Priya Krishna: Hello, I'm food writer and cookbook author Priya Krishna. Did you know that more than 750,000 New York City children are likely to miss two meals a day this summer? When class isn't in session, many children lose access to the free breakfast and lunch that is usually served in schools. The folks at Food Bank for New York City want you to know that, unlike school, hunger doesn't take a break.
Priya Krishna: Help them end hunger by providing meals to families and children in need. Visit foodbanknyc.org to learn how you can volunteer, spread the word and more.
Kerry Diamond: Hi Bombesquad. You're listening to Radio Cherry Bombe and I'm your host Kerry Diamond.
Kerry Diamond: Each week, we talk to the most inspiring women in and around the world of food. Let's thank today's sponsors, Le Cordon Bleu culinary school and Traeger Grills. Speaking of Traeger, we'll be grilling and chilling with Traeger Grills' ambassador Amanda Haas at a special event in Sagaponack at Wölffer Estate Vineyard. Curious what's on the menu and who our other special guests are? I'll let you know during the break.
Kerry Diamond: Housekeeping time. We're headed to Portland, Maine, for the next stop on the Radio Cherry Bombe Food For Thought tour. We'll be there the evening of Monday, July 22nd, for a special live episode of our show. Tickets are on sale right now at cherrybombe.com. Join us for the taping, the snacks, the networking, the special guests, and more. If you don't live in Portland, tell your friends who do. Thank you to Kerrygold for supporting our tour. We love your butter and your cheese.
Kerry Diamond: I hope everyone's plastic-free July is going well. I'm doing pretty good at this point. Shopping at the farmers' market has definitely helped me cut down on single-use plastic. I bring my own canvas totes, some old Ziplock bags that I wash and reuse, yes, instead of throwing away, and those great Stasher silicone reusable bags. If you haven't checked out Stasher yet, we're obsessed. I've also started carrying a reusable spoon in my little makeup bag. And of course, I always have a reusable coffee cup. That is a non-negotiable in my life. Don't forget plastic-free July #plasticfreejuly.
Kerry Diamond: Now, to today's episode. We're airing a conversation from Jubilee 2018 between author Ruth Reichl and chef Ruth Rogers of the River Café in London. These two game-changers share more than a first name. They both care deeply about this industry and improving the lives of everyone who works in food. Hearing the two of them talk about how the River Café is run was totally inspiring.

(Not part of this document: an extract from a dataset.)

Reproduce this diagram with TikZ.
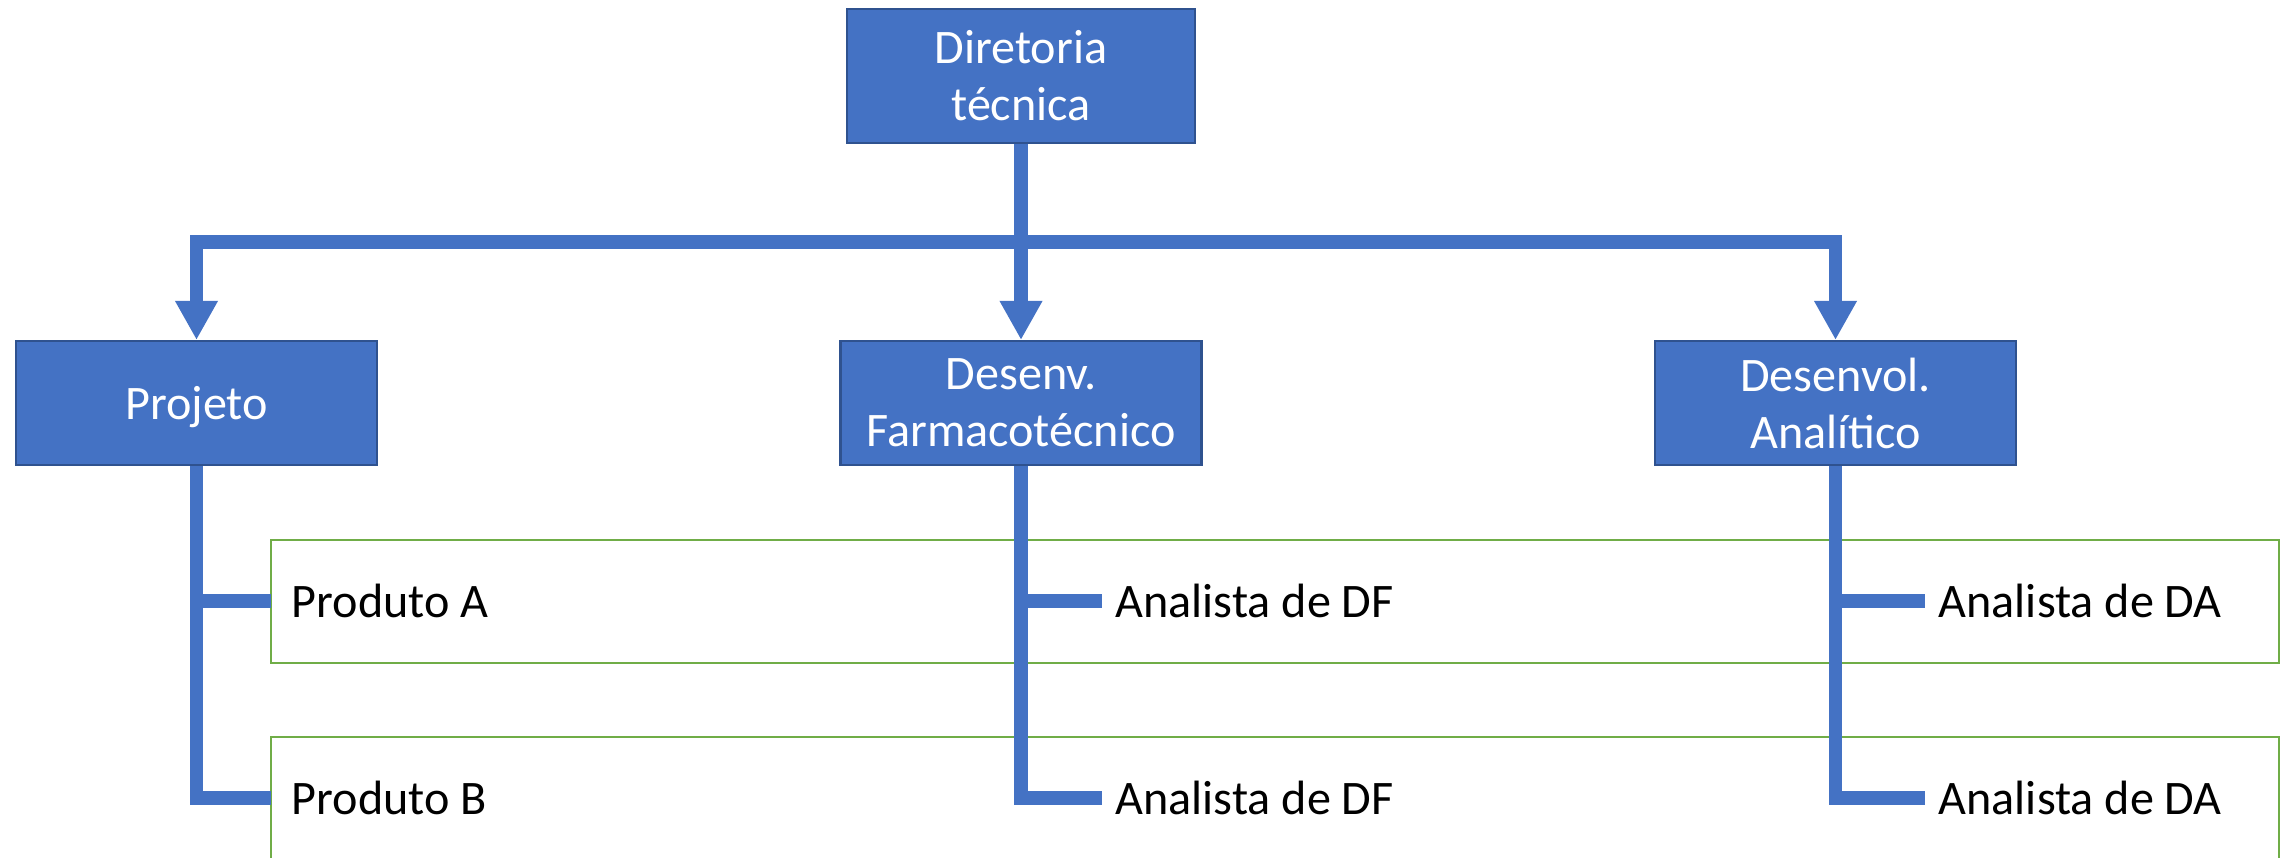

Kerry Diamond: Joining them is special guest Sian Wyn Owen, head chef of the River Café. Enjoy their conversation.
Sian Wyn Owen: Well you're meant to sit there.
Ruth Rogers: I'll sit there.
Sian Wyn Owen: No you're sitting there. Let me know in a moment.
Ruth Reichl: Please.
Sian Wyn Owen: Thank you.
Ruth Rogers: No, you sit there.
Ruth Reichl: Okay, we have an addition because back while we were waiting we started having a conversation, it was so interesting, about how the restaurant is run, that we asked Sian Owens who is Ruthie's partner to join us. And I think it's particularly appropriate because this gorgeous book, and I'm wearing colors to celebrate, I mean just the colors alone. It's a wonderful book but it begins with the most beautiful tribute to Ruthie's late partner, Rose. It's so moving and you said that after she passed away, you took in new partners. So will you introduce Sian?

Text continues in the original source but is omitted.